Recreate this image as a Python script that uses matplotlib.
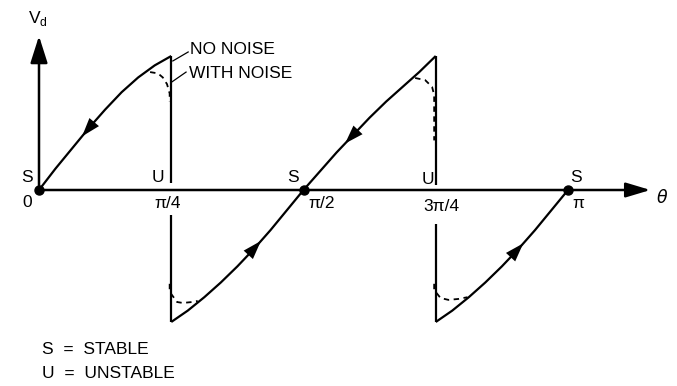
import numpy as np
import matplotlib
matplotlib.use("Agg")
import matplotlib.pyplot as plt

plt.rcParams['font.family'] = ['Liberation Sans', 'DejaVu Sans']

# theta in units of pi, Vd normalised to the peak value
branch1_theta = [0, 0.03125, 0.0625, 0.09375, 0.125, 0.15625, 0.1875, 0.21875, 0.25]
branch1_vd = [0, 0.16, 0.31, 0.46, 0.60, 0.73, 0.84, 0.93, 1.0]

branch2_theta = [0.25, 0.28125, 0.3125, 0.34375, 0.375, 0.40625, 0.4375, 0.46875, 0.5,
                 0.53125, 0.5625, 0.59375, 0.625, 0.65625, 0.6875, 0.71875, 0.75]
branch2_vd = [-0.985, -0.90, -0.80, -0.69, -0.57, -0.44, -0.30, -0.15, 0,
              0.14, 0.28, 0.41, 0.54, 0.66, 0.77, 0.88, 1.0]

branch3_theta = [0.75, 0.78125, 0.8125, 0.84375, 0.875, 0.90625, 0.9375, 0.96875, 1.0]
branch3_vd = [-0.985, -0.90, -0.80, -0.69, -0.57, -0.44, -0.30, -0.15, 0]

# vertical jumps at the unstable points
jump_theta = [0.25, 0.75]
jump_top = [1.0, 1.0]
jump_top_end = [0.05, 0.04]
jump_bottom_start = [-0.19, -0.25]
jump_bottom = [-0.985, -0.985]

# rounded corners with noise
noise_a_theta = [0.210, 0.225, 0.234, 0.242, 0.247, 0.247]
noise_a_vd = [0.88, 0.87, 0.84, 0.79, 0.72, 0.66]
noise_b_theta = [0.711, 0.730, 0.743, 0.747, 0.747, 0.747]
noise_b_vd = [0.836, 0.82, 0.77, 0.71, 0.55, 0.37]
noise_c_theta = [0.247, 0.247, 0.261, 0.272, 0.289, 0.300]
noise_c_vd = [-0.70, -0.76, -0.836, -0.843, -0.836, -0.828]
noise_d_theta = [0.747, 0.747, 0.759, 0.774, 0.793, 0.810]
noise_d_vd = [-0.70, -0.746, -0.806, -0.82, -0.813, -0.80]

stable_theta = [0, 0.5, 1.0]
tick_theta = [0, 0.25, 0.5, 0.75, 1.0]
tick_labels = ['0', 'π/4', 'π/2', '3π/4', 'π']
point_labels = ['S', 'U', 'S', 'U', 'S']

fig = plt.figure(figsize=(6.77, 3.86), dpi=100)
ax = fig.add_axes([0, 0, 1, 1])
ax.set_xlim(-39 / 529, 638 / 529)
ax.set_ylim(-196 / 134, 190 / 134)
ax.axis('off')

k = dict(color='black', lw=1.6, solid_capstyle='butt')
ax.plot(branch1_theta, branch1_vd, **k)
ax.plot(branch2_theta, branch2_vd, **k)
ax.plot(branch3_theta, branch3_vd, **k)
for t, a, b, c, d in zip(jump_theta, jump_top, jump_top_end, jump_bottom_start, jump_bottom):
    ax.plot([t, t], [a, b], **k)
    ax.plot([t, t], [c, d], **k)

dk = dict(color='black', lw=1.3, ls=(0, (3, 2.5)))
for xs, ys in [(noise_a_theta, noise_a_vd), (noise_b_theta, noise_b_vd),
               (noise_c_theta, noise_c_vd), (noise_d_theta, noise_d_vd)]:
    ax.plot(xs, ys, **dk)

# axes with arrow heads
ax.annotate('', xy=(1.161, 0), xytext=(0, 0),
            arrowprops=dict(arrowstyle='-|>,head_length=1.0,head_width=0.3',
                            color='black', lw=1.8, mutation_scale=15))
ax.annotate('', xy=(0, 1.17), xytext=(0, 0),
            arrowprops=dict(arrowstyle='-|>,head_length=1.1,head_width=0.35',
                            color='black', lw=1.8, mutation_scale=15))
ax.plot(stable_theta, [0] * len(stable_theta), 'o', color='black', ms=6.5)

# direction arrows along the curves
def flow_arrow(xs, ys, t, back):
    tip = (t, np.interp(t, xs, ys))
    tail = (t + back, np.interp(t + back, xs, ys))
    ax.annotate('', xy=tip, xytext=tail,
                arrowprops=dict(arrowstyle='-|>,head_length=0.9,head_width=0.3',
                                color='black', lw=0, mutation_scale=15))

flow_arrow(branch1_theta, branch1_vd, 0.078, 0.03)
flow_arrow(branch2_theta, branch2_vd, 0.423, -0.03)
flow_arrow(branch2_theta, branch2_vd, 0.575, 0.03)
flow_arrow(branch3_theta, branch3_vd, 0.919, -0.03)

fs = 12.5
ax.text(-0.002, 1.28, 'V$_\\mathregular{d}$', fontsize=fs, ha='center', va='center')
ax.text(1.178, -0.05, r'$\theta$', fontsize=fs, ha='center', va='center')

label_pos = [(-0.023, 0.09), (0.225, 0.097), (0.48, 0.09), (0.735, 0.082), (1.015, 0.09)]
tick_pos = [(-0.023, -0.09), (0.244, -0.104), (0.535, -0.104), (0.76, -0.12), (1.019, -0.1)]
for (px, py), s in zip(label_pos, point_labels):
    ax.text(px, py, s, fontsize=fs, ha='center', va='center')
for (px, py), s in zip(tick_pos, tick_labels):
    ax.text(px, py, s, fontsize=fs, ha='center', va='center')

ax.text(0.285, 1.045, 'NO NOISE', fontsize=fs, ha='left', va='center')
ax.text(0.283, 0.873, 'WITH NOISE', fontsize=fs, ha='left', va='center')
ax.plot([0.253, 0.282], [0.963, 1.03], color='black', lw=0.9)
ax.plot([0.251, 0.278], [0.806, 0.88], color='black', lw=0.9)

ax.text(0.006, -1.194, 'S  =  STABLE', fontsize=fs, ha='left', va='center')
ax.text(0.006, -1.373, 'U  =  UNSTABLE', fontsize=fs, ha='left', va='center')

fig.savefig('out.png', dpi=100, facecolor='white')
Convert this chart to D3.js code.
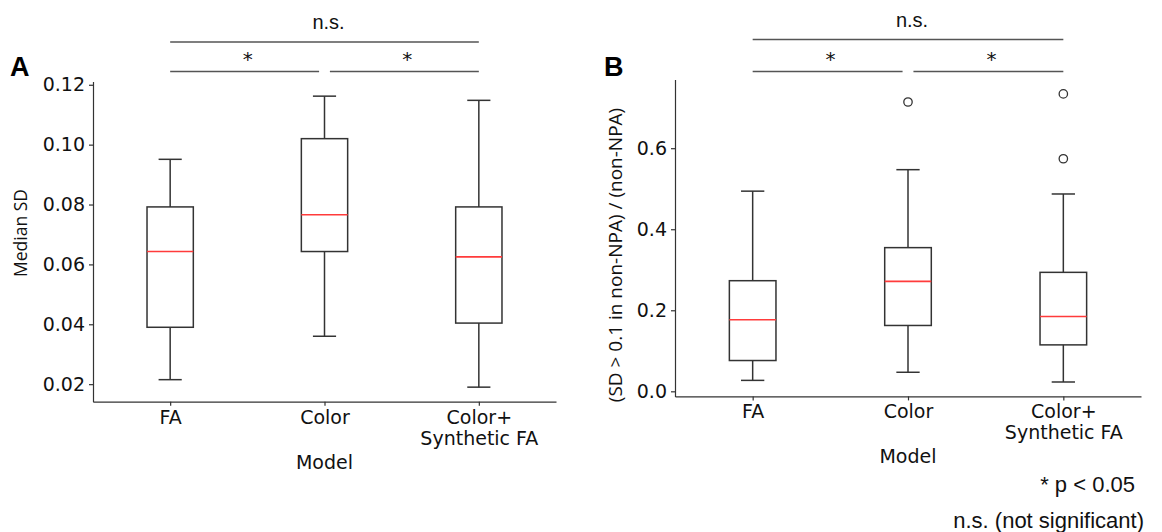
<!DOCTYPE html>
<html>
<head>
<meta charset="utf-8">
<script src="https://cdn.jsdelivr.net/npm/d3@7"></script>
<style>
  body { margin: 0; background: #fff; }
  svg { display: block; }
</style>
</head>
<body>
<div id="chart"></div>
<script>
// categories on the x axis (each entry = lines of the tick label)
var models = [["FA"], ["Color"], ["Color+", "Synthetic FA"]];

// panel A : median SD, [low whisker, Q1, median, Q3, high whisker]
var sdLow = [0.0215, 0.036, 0.019];
var sdQ1 = [0.039, 0.0643, 0.0404];
var sdMed = [0.0643, 0.0766, 0.0625];
var sdQ3 = [0.0792, 0.102, 0.0792];
var sdHigh = [0.0951, 0.1162, 0.1148];
var sdOutliers = [[], [], []];
var sdTicks = [0.02, 0.04, 0.06, 0.08, 0.10, 0.12];

// panel B : (SD > 0.1 in non-NPA) / (non-NPA)
var ratioLow = [0.027, 0.047, 0.023];
var ratioQ1 = [0.076, 0.1625, 0.1146];
var ratioMed = [0.1765, 0.2713, 0.1847];
var ratioQ3 = [0.273, 0.3546, 0.2936];
var ratioHigh = [0.494, 0.547, 0.487];
var ratioOutliers = [[], [0.714], [0.734, 0.574]];
var ratioTicks = [0.0, 0.2, 0.4, 0.6];

// significance brackets (index of groups), same in both panels
var brackets = [
  {from: 0, to: 2, label: "n.s.", level: 1},
  {from: 0, to: 1, label: "*", level: 0},
  {from: 1, to: 2, label: "*", level: 0}
];

var svg = d3.select("#chart")
  .append("svg")
  .attr("width", 1162)
  .attr("height", 532);

svg.append("rect").attr("width", 1162).attr("height", 532).attr("fill", "#fff");

function drawPanel(opt) {
  var stats = opt.low.map(function(d, i) {
    return {i: i + 1, low: opt.low[i], q1: opt.q1[i], med: opt.med[i],
            q3: opt.q3[i], high: opt.high[i], out: opt.out[i]};
  });

  // matplotlib-like 5% margins on the data range
  var all = opt.low.concat(opt.high, d3.merge(opt.out));
  var ext = d3.extent(all);
  var pad = (ext[1] - ext[0]) * 0.05;

  var x = d3.scaleLinear().domain([0.5, 3.5]).range([opt.left, opt.right]);
  var y = d3.scaleLinear().domain([ext[0] - pad, ext[1] + pad]).range([opt.bottom, opt.top]);

  var g = svg.append("g");

  // Y axis
  var yAxis = d3.axisLeft(y).tickValues(opt.ticks).tickFormat(d3.format(opt.fmt))
    .tickSizeInner(4).tickSizeOuter(0).tickPadding(4);
  var ya = g.append("g")
    .attr("transform", "translate(" + opt.left + ",0)")
    .call(yAxis);
  ya.attr("font-size", null).attr("font-family", null);
  ya.selectAll("text").attr("font-family", "DejaVu Sans").attr("font-size", 19).attr("fill", "#111");

  // X axis
  var xAxis = d3.axisBottom(x).tickValues([1, 2, 3]).tickFormat("")
    .tickSizeInner(4).tickSizeOuter(0);
  var xa = g.append("g")
    .attr("transform", "translate(0," + opt.bottom + ")")
    .call(xAxis);
  xa.selectAll(".tick").append("text")
    .attr("font-family", "DejaVu Sans")
    .attr("font-size", 19)
    .attr("fill", "#111")
    .attr("text-anchor", "middle")
    .selectAll("tspan")
    .data(function(d) { return models[d - 1]; })
    .enter().append("tspan")
    .attr("x", 0)
    .attr("y", function(d, i) { return 22 + i * 21; })
    .text(function(d) { return d; });

  g.selectAll(".domain, .tick line").attr("stroke", "#333").attr("stroke-width", 1.2);

  // axis titles
  g.append("text")
    .attr("x", (opt.left + opt.right) / 2)
    .attr("y", opt.bottom + 67)
    .attr("text-anchor", "middle")
    .attr("font-family", "DejaVu Sans")
    .attr("font-size", 19)
    .attr("fill", "#111")
    .text("Model");

  g.append("text")
    .attr("transform", "translate(" + opt.ylabX + "," + opt.ylabY + ") rotate(-90)")
    .attr("text-anchor", "middle")
    .attr("dominant-baseline", "central")
    .attr("font-family", "Open Sans")
    .attr("font-size", opt.ylabSize)
    .attr("fill", "#111")
    .text(opt.ylab);

  // panel letter
  g.append("text")
    .attr("x", opt.letterX)
    .attr("y", 76)
    .attr("font-family", "Liberation Sans")
    .attr("font-weight", "bold")
    .attr("font-size", 27)
    .attr("fill", "#000")
    .text(opt.letter);

  // boxes
  var bw = 0.3, cw = 0.15;
  var box = g.selectAll(".box").data(stats).enter().append("g").attr("class", "box");

  box.append("line")
    .attr("x1", function(d) { return x(d.i); }).attr("x2", function(d) { return x(d.i); })
    .attr("y1", function(d) { return y(d.q3); }).attr("y2", function(d) { return y(d.high); });
  box.append("line")
    .attr("x1", function(d) { return x(d.i); }).attr("x2", function(d) { return x(d.i); })
    .attr("y1", function(d) { return y(d.q1); }).attr("y2", function(d) { return y(d.low); });
  box.append("line")
    .attr("x1", function(d) { return x(d.i - cw / 2); }).attr("x2", function(d) { return x(d.i + cw / 2); })
    .attr("y1", function(d) { return y(d.high); }).attr("y2", function(d) { return y(d.high); });
  box.append("line")
    .attr("x1", function(d) { return x(d.i - cw / 2); }).attr("x2", function(d) { return x(d.i + cw / 2); })
    .attr("y1", function(d) { return y(d.low); }).attr("y2", function(d) { return y(d.low); });
  box.append("rect")
    .attr("x", function(d) { return x(d.i - bw / 2); })
    .attr("width", function(d) { return x(d.i + bw / 2) - x(d.i - bw / 2); })
    .attr("y", function(d) { return y(d.q3); })
    .attr("height", function(d) { return y(d.q1) - y(d.q3); })
    .attr("fill", "none");
  box.selectAll("line, rect").attr("stroke", "#333").attr("stroke-width", 1.5);

  box.append("line")
    .attr("x1", function(d) { return x(d.i - bw / 2); }).attr("x2", function(d) { return x(d.i + bw / 2); })
    .attr("y1", function(d) { return y(d.med); }).attr("y2", function(d) { return y(d.med); })
    .attr("stroke", "#ff3b3b").attr("stroke-width", 1.6);

  box.selectAll("circle")
    .data(function(d) { return d.out.map(function(v) { return {i: d.i, v: v}; }); })
    .enter().append("circle")
    .attr("cx", function(d) { return x(d.i); })
    .attr("cy", function(d) { return y(d.v); })
    .attr("r", 4.2)
    .attr("fill", "none")
    .attr("stroke", "#333")
    .attr("stroke-width", 1.3);

  // significance brackets
  var gap = 0.035;
  brackets.forEach(function(b) {
    var x1 = b.from + 1, x2 = b.to + 1;
    if (b.level === 0) {
      if (b.from === 1) x1 += gap;
      if (b.to === 1) x2 -= gap;
    }
    var ly = b.level === 1 ? opt.nsLineY : 71.5;
    g.append("line")
      .attr("x1", x(x1)).attr("x2", x(x2))
      .attr("y1", ly).attr("y2", ly)
      .attr("stroke", "#555").attr("stroke-width", 1.3);
    g.append("text")
      .attr("x", (x(x1) + x(x2)) / 2 + (b.level === 1 ? 4 : 3))
      .attr("y", b.level === 1 ? ly - 13 : ly - 6)
      .attr("text-anchor", "middle")
      .attr("font-family", b.level === 1 ? "Liberation Sans" : "DejaVu Sans")
      .attr("font-size", 20)
      .attr("fill", "#111")
      .text(b.label);
  });
}

drawPanel({
  left: 93, right: 556, top: 81.6, bottom: 401.7,
  low: sdLow, q1: sdQ1, med: sdMed, q3: sdQ3, high: sdHigh, out: sdOutliers,
  ticks: sdTicks, fmt: ".2f",
  ylab: "Median SD", ylabX: 20, ylabY: 233, ylabSize: 17.5,
  letter: "A", letterX: 10, nsLineY: 42
});

drawPanel({
  left: 675, right: 1141, top: 79.5, bottom: 396.4,
  low: ratioLow, q1: ratioQ1, med: ratioMed, q3: ratioQ3, high: ratioHigh, out: ratioOutliers,
  ticks: ratioTicks, fmt: ".1f",
  ylab: "(SD > 0.1 in non-NPA) / (non-NPA)", ylabX: 615, ylabY: 255, ylabSize: 19,
  letter: "B", letterX: 604, nsLineY: 39.5
});

// footnotes
svg.append("text")
  .attr("x", 1135).attr("y", 491.5)
  .attr("text-anchor", "end")
  .attr("font-family", "Liberation Sans")
  .attr("font-size", 22)
  .attr("fill", "#111")
  .text("* p < 0.05");

svg.append("text")
  .attr("x", 1144).attr("y", 528)
  .attr("text-anchor", "end")
  .attr("font-family", "Liberation Sans")
  .attr("font-size", 22)
  .attr("fill", "#111")
  .text("n.s. (not significant)");
</script>
</body>
</html>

◆ Prompt ◆
Take the lines above from the top of the records through the one with "ax.axis('off')" and repeat them exactly, without any pictures.

◆ Solution to this problem ◆
Recreate this image as a Python script that uses matplotlib.
import numpy as np
import matplotlib
matplotlib.use("Agg")
import matplotlib.pyplot as plt

plt.rcParams['font.family'] = ['Liberation Sans', 'DejaVu Sans']

# theta in units of pi, Vd normalised to the peak value
branch1_theta = [0, 0.03125, 0.0625, 0.09375, 0.125, 0.15625, 0.1875, 0.21875, 0.25]
branch1_vd = [0, 0.16, 0.31, 0.46, 0.60, 0.73, 0.84, 0.93, 1.0]

branch2_theta = [0.25, 0.28125, 0.3125, 0.34375, 0.375, 0.40625, 0.4375, 0.46875, 0.5,
                 0.53125, 0.5625, 0.59375, 0.625, 0.65625, 0.6875, 0.71875, 0.75]
branch2_vd = [-0.985, -0.90, -0.80, -0.69, -0.57, -0.44, -0.30, -0.15, 0,
              0.14, 0.28, 0.41, 0.54, 0.66, 0.77, 0.88, 1.0]

branch3_theta = [0.75, 0.78125, 0.8125, 0.84375, 0.875, 0.90625, 0.9375, 0.96875, 1.0]
branch3_vd = [-0.985, -0.90, -0.80, -0.69, -0.57, -0.44, -0.30, -0.15, 0]

# vertical jumps at the unstable points
jump_theta = [0.25, 0.75]
jump_top = [1.0, 1.0]
jump_top_end = [0.05, 0.04]
jump_bottom_start = [-0.19, -0.25]
jump_bottom = [-0.985, -0.985]

# rounded corners with noise
noise_a_theta = [0.210, 0.225, 0.234, 0.242, 0.247, 0.247]
noise_a_vd = [0.88, 0.87, 0.84, 0.79, 0.72, 0.66]
noise_b_theta = [0.711, 0.730, 0.743, 0.747, 0.747, 0.747]
noise_b_vd = [0.836, 0.82, 0.77, 0.71, 0.55, 0.37]
noise_c_theta = [0.247, 0.247, 0.261, 0.272, 0.289, 0.300]
noise_c_vd = [-0.70, -0.76, -0.836, -0.843, -0.836, -0.828]
noise_d_theta = [0.747, 0.747, 0.759, 0.774, 0.793, 0.810]
noise_d_vd = [-0.70, -0.746, -0.806, -0.82, -0.813, -0.80]

stable_theta = [0, 0.5, 1.0]
tick_theta = [0, 0.25, 0.5, 0.75, 1.0]
tick_labels = ['0', 'π/4', 'π/2', '3π/4', 'π']
point_labels = ['S', 'U', 'S', 'U', 'S']

fig = plt.figure(figsize=(6.77, 3.86), dpi=100)
ax = fig.add_axes([0, 0, 1, 1])
ax.set_xlim(-39 / 529, 638 / 529)
ax.set_ylim(-196 / 134, 190 / 134)
ax.axis('off')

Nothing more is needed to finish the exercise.